En ce temps trépassa le gentil comte de Hainaut sept jours au mois de juin, l’an de grâce mil trois cent trente sept[3]. Si fut enseveli aux Cordeliers à Valenciennes ; et là fit-on son obsèque et chanta la messe l’évêque Guillaume de Cambray[4], et y eut grand’foison de ducs, de comtes, de barons, et de chevaliers : ce fut bien raison, car il étoit grandement aimé et renommé de tous. Après sa mort se trait à la comté de Hainaut, de Hollande et de Zélande, messire Guillaume son fils, qui eut à femme la fille au duc Jean de Brabant ; et fut cette dame, qui s’appeloit Jeanne, douée de la terre de Binch[5], qui est bien moult bel héritage et profitable ; et madame Jeanne de Valois sa mère s’en vint demeurer à Fontenelles[6] sur Escaut ; et elle usa le demeurant de sa vie, comme bonne dame et dévote, en la dite abbaye, et y fit moult de biens en l’honneur de Dieu.
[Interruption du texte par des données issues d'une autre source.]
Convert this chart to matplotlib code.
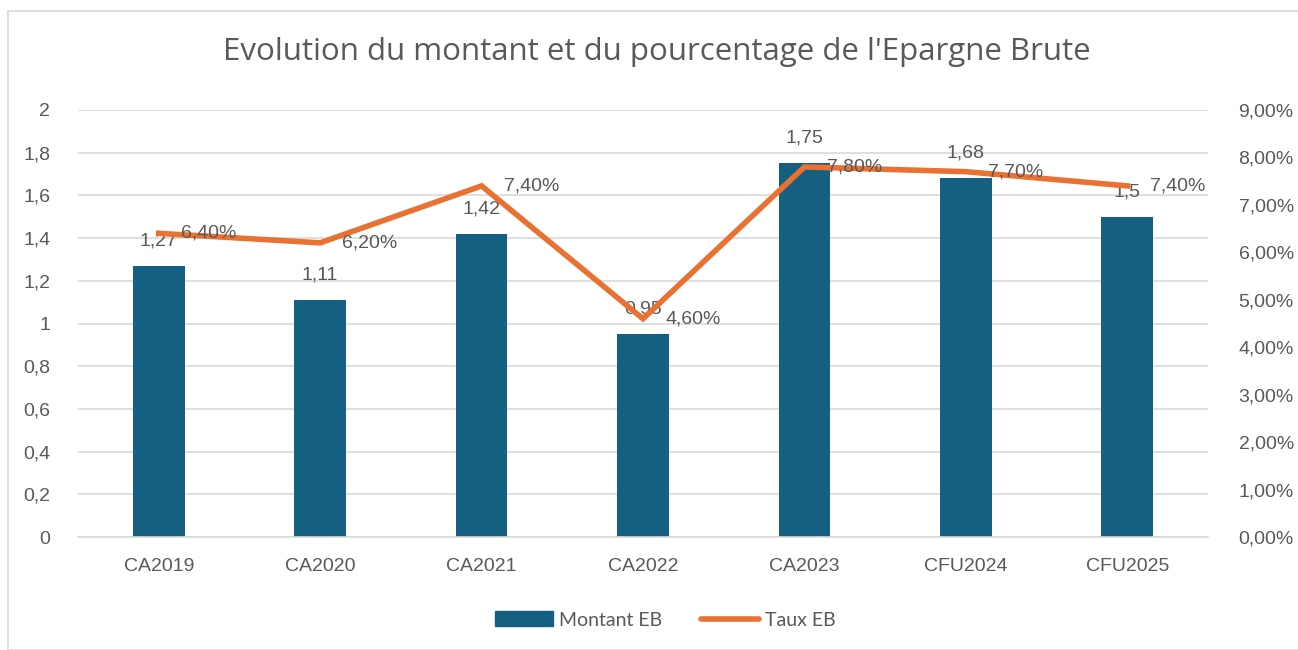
import matplotlib
matplotlib.use("Agg")
import matplotlib.pyplot as plt
from matplotlib.patches import Rectangle
from matplotlib.ticker import FuncFormatter

# data
categories = ["CA2019", "CA2020", "CA2021", "CA2022", "CA2023", "CFU2024", "CFU2025"]
montant_eb = [1.27, 1.11, 1.42, 0.95, 1.75, 1.68, 1.5]
taux_eb = [6.4, 6.2, 7.4, 4.6, 7.8, 7.7, 7.4]

bar_color = "#156082"
line_color = "#E97132"
text_color = "#595959"
grid_color = "#D9D9D9"

plt.rcParams['font.family'] = ['Liberation Sans', 'DejaVu Sans']

W, H = 1298, 650
fig = plt.figure(figsize=(W / 100, H / 100), dpi=100)

# light border around the chart area
fig.patches.append(Rectangle((8 / W, 0), 1.5, (H - 11) / H, transform=fig.transFigure,
                             fill=False, edgecolor=grid_color, lw=1.2))

ax = fig.add_axes([78 / W, (H - 537) / H, (1208 - 78) / W, (537 - 110) / H])
ax2 = ax.twinx()

x = range(len(categories))
ax.bar(x, montant_eb, width=0.32, color=bar_color, zorder=2)
ax.set_ylim(0, 2)
ax.set_yticks([i * 0.2 for i in range(11)])
ax.yaxis.set_major_formatter(FuncFormatter(lambda v, p: f"{v:.1f}".rstrip("0").rstrip(".").replace(".", ",")))
ax.set_xlim(-0.5, len(categories) - 0.5)
ax.set_xticks(list(x))
ax.set_xticklabels(categories)
ax.grid(axis="y", color=grid_color, lw=1.2, zorder=0)
ax.set_axisbelow(True)

ax2.plot(list(x), taux_eb, color=line_color, lw=4, solid_joinstyle="miter", zorder=3)
ax2.set_ylim(0, 9)
ax2.set_yticks(range(10))
ax2.yaxis.set_major_formatter(FuncFormatter(lambda v, p: f"{v:.2f}%".replace(".", ",")))

for a in (ax, ax2):
    for s in a.spines.values():
        s.set_visible(False)
    a.tick_params(length=0, labelsize=14, colors=text_color)
ax.spines["bottom"].set_visible(True)
ax.spines["bottom"].set_color(grid_color)
ax.spines["bottom"].set_linewidth(1.2)
ax.tick_params(axis="y", pad=20)
ax.tick_params(axis="x", pad=15)
ax2.tick_params(axis="y", pad=22)

# data labels
for i, v in enumerate(montant_eb):
    ax.annotate(f"{v:g}".replace(".", ","), (i, v), xytext=(0, 18), textcoords="offset points",
                ha="center", va="center", fontsize=14, color=text_color, zorder=5)
for i, v in enumerate(taux_eb):
    ax2.annotate(f"{v:.2f}%".replace(".", ","), (i, v), xytext=(16, 0), textcoords="offset points",
                 ha="left", va="center", fontsize=14, color=text_color, zorder=5)

fig.text(657 / W, 1 - 52 / H, "Evolution du montant et du pourcentage de l'Epargne Brute",
         ha="center", va="center", fontsize=22.5, color=text_color, family=['Open Sans', 'DejaVu Sans'])

handles = [Rectangle((0, 0), 1, 1, color=bar_color),
           plt.Line2D([0], [0], color=line_color, lw=4, solid_capstyle="round")]
fig.legend(handles, ["Montant EB", "Taux EB"], loc="center", bbox_to_anchor=(665 / W, 1 - 620 / H),
           ncol=2, frameon=False, fontsize=14, labelcolor=text_color, handlelength=3.0,
           handleheight=0.8, handletextpad=0.3, columnspacing=2.0,
           prop={'family': ['Lato', 'DejaVu Sans'], 'size': 14})

fig.savefig("out.png", dpi=100)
  1. Il est nommé Zegher dans D’Oudegherst. Son surnom de Courtrésien ou Courtorisin (Curtrasensis) lui vient de ce qu’il éiait de Courtray. Il tenait aux meilleures familles du pays.
  2. Il fut exécuté à Bruges suivant Meyer, à Rupelmonde suivant quelques autres.
  3. Quelques manuscrits portent treize cent trente-huit. Cette leçon ne peut être admise : il est certain que Guillaume, comte de Hainaut, mourut le 7 juin 1337.
  4. Il s’appelait Guillaume d’Auxonne.
  5. Petite ville du Hainaut.
  6. Ancienne abbaye de filles de l’ordre de Citeaux située à peu près à une lieue de Valenciennes.